More molecules: perchlorates on Mars

It’s just like buses; you wait for ages, and then two life-molecules-in-space stories come along at once. This one’s a little closer to home than the Saturnian subsystem, though; a discovery by the Phoenix rover in 2008 encouraged scientists to re-evaluate some old Viking data:

Phoenix detected a chlorine-containing chemical called perchlorate at its landing site, near the Martian north pole. The researchers suspected that perchlorate may have produced what Viking found, destroying original soil organics and leaving behind the two chlorinated compounds, chloromethane and dichloromethane.

So the scientists performed a lab experiment. They grabbed some dirt from Chile’s Atacama Desert — widely considered to be a Martian analog environment — and spiked it with perchlorate. Then they heated the mixture up in the lab, just as the Viking landers did on Mars.

Just as with Viking, the researchers found chloromethane and dichloromethane.

“The simplest, most reasonable explanation of the Viking results is that there were organics in the soil, and they were consumed by the perchlorate,” McKay said. “I think it’s pretty convincing.”

Don’t get too excited, though:

The results don’t prove that life exists — or ever existed — on Mars.

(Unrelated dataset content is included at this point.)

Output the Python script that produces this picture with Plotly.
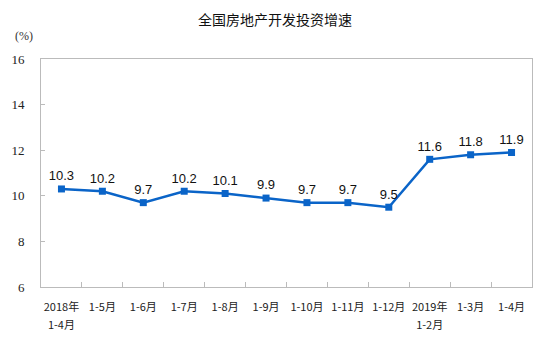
import plotly.graph_objects as go

categories = ["2018年 1-4月", "1-5月", "1-6月", "1-7月", "1-8月", "1-9月", "1-10月",
              "1-11月", "1-12月", "2019年 1-2月", "1-3月", "1-4月"]
label_line1 = ["2018年", "1-5月", "1-6月", "1-7月", "1-8月", "1-9月", "1-10月",
               "1-11月", "1-12月", "2019年", "1-3月", "1-4月"]
label_line2 = ["1-4月", "", "", "", "", "", "", "", "", "1-2月", "", ""]
values = [10.3, 10.2, 9.7, 10.2, 10.1, 9.9, 9.7, 9.7, 9.5, 11.6, 11.8, 11.9]
y_ticks = [6, 8, 10, 12, 14, 16]

n = len(categories)

fig = go.Figure()
fig.add_trace(go.Scatter(
    x=categories, y=values, mode="lines+markers+text",
    line=dict(color="#0a64c8", width=2.5),
    marker=dict(symbol="square", size=7, color="#0a64c8"),
    text=[f"{v:.1f}" for v in values], textposition="top center",
    textfont=dict(family="Liberation Sans, Arial", size=13, color="#111"),
    cliponaxis=False, hoverinfo="skip",
))
# invisible companion trace so the second-line label axis is drawn
fig.add_trace(go.Scatter(
    x=list(range(n)), y=values, xaxis="x2", yaxis="y",
    mode="markers", marker=dict(opacity=0), hoverinfo="skip", showlegend=False,
))

tick_font = dict(family="Noto Sans CJK SC", size=11, color="#222")

fig.update_layout(
    width=550, height=364,
    margin=dict(l=41, r=18, t=59, b=77, autoexpand=False),
    paper_bgcolor="white", plot_bgcolor="white",
    showlegend=False,
    title=dict(text="全国房地产开发投资增速", x=0.5, xanchor="center", y=0.945, yanchor="middle",
               font=dict(family="Noto Sans CJK SC", size=14, color="#111")),
    annotations=[dict(text="(%)", xref="paper", yref="paper", x=-0.0346, y=1.10,
                      xanchor="center", yanchor="middle", showarrow=False,
                      font=dict(family="Liberation Serif", size=12, color="#333"))],
    xaxis=dict(
        type="category", range=[-0.5, n - 0.5],
        tickson="boundaries", ticks="inside", ticklen=5,
        tickvals=categories, ticktext=label_line1,
        tickcolor="#bbbbbb", showline=True, linecolor="#bbbbbb", linewidth=1, mirror=True,
        showgrid=False, tickfont=tick_font,
        tickangle=0, automargin=False, ticklabelstandoff=10,
    ),
    xaxis2=dict(
        overlaying="x", side="bottom", anchor="y", type="linear",
        range=[-0.5, n - 0.5],
        tickvals=list(range(n)), ticktext=label_line2,
        showline=False, showgrid=False, zeroline=False, ticks="",
        tickfont=tick_font, tickangle=0, automargin=False, ticklabelstandoff=30,
    ),
    yaxis=dict(
        range=[6, 16], tickvals=y_ticks, showgrid=False, zeroline=False,
        showline=True, linecolor="#bbbbbb", linewidth=1, mirror=True,
        ticks="inside", ticklen=4, tickcolor="#bbbbbb",
        ticklabelstandoff=13, automargin=False,
        tickfont=dict(family="Liberation Serif", size=13, color="#222"),
    ),
)
fig.write_html("out.html", config={"displayModeBar": False},
               post_script="document.body.style.margin='0';document.body.style.padding='0';")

While organics are associated with life here on Earth, that’s not necessarily the case elsewhere in the solar system, McKay said.

[…]

But the prospect of Martian life may be a bit more likely now, since Viking seemingly found life’s building blocks in the planet’s red dirt more than three decades ago.

Said it before, and I’ll say it again – let’s just go there, properly, and find out for real.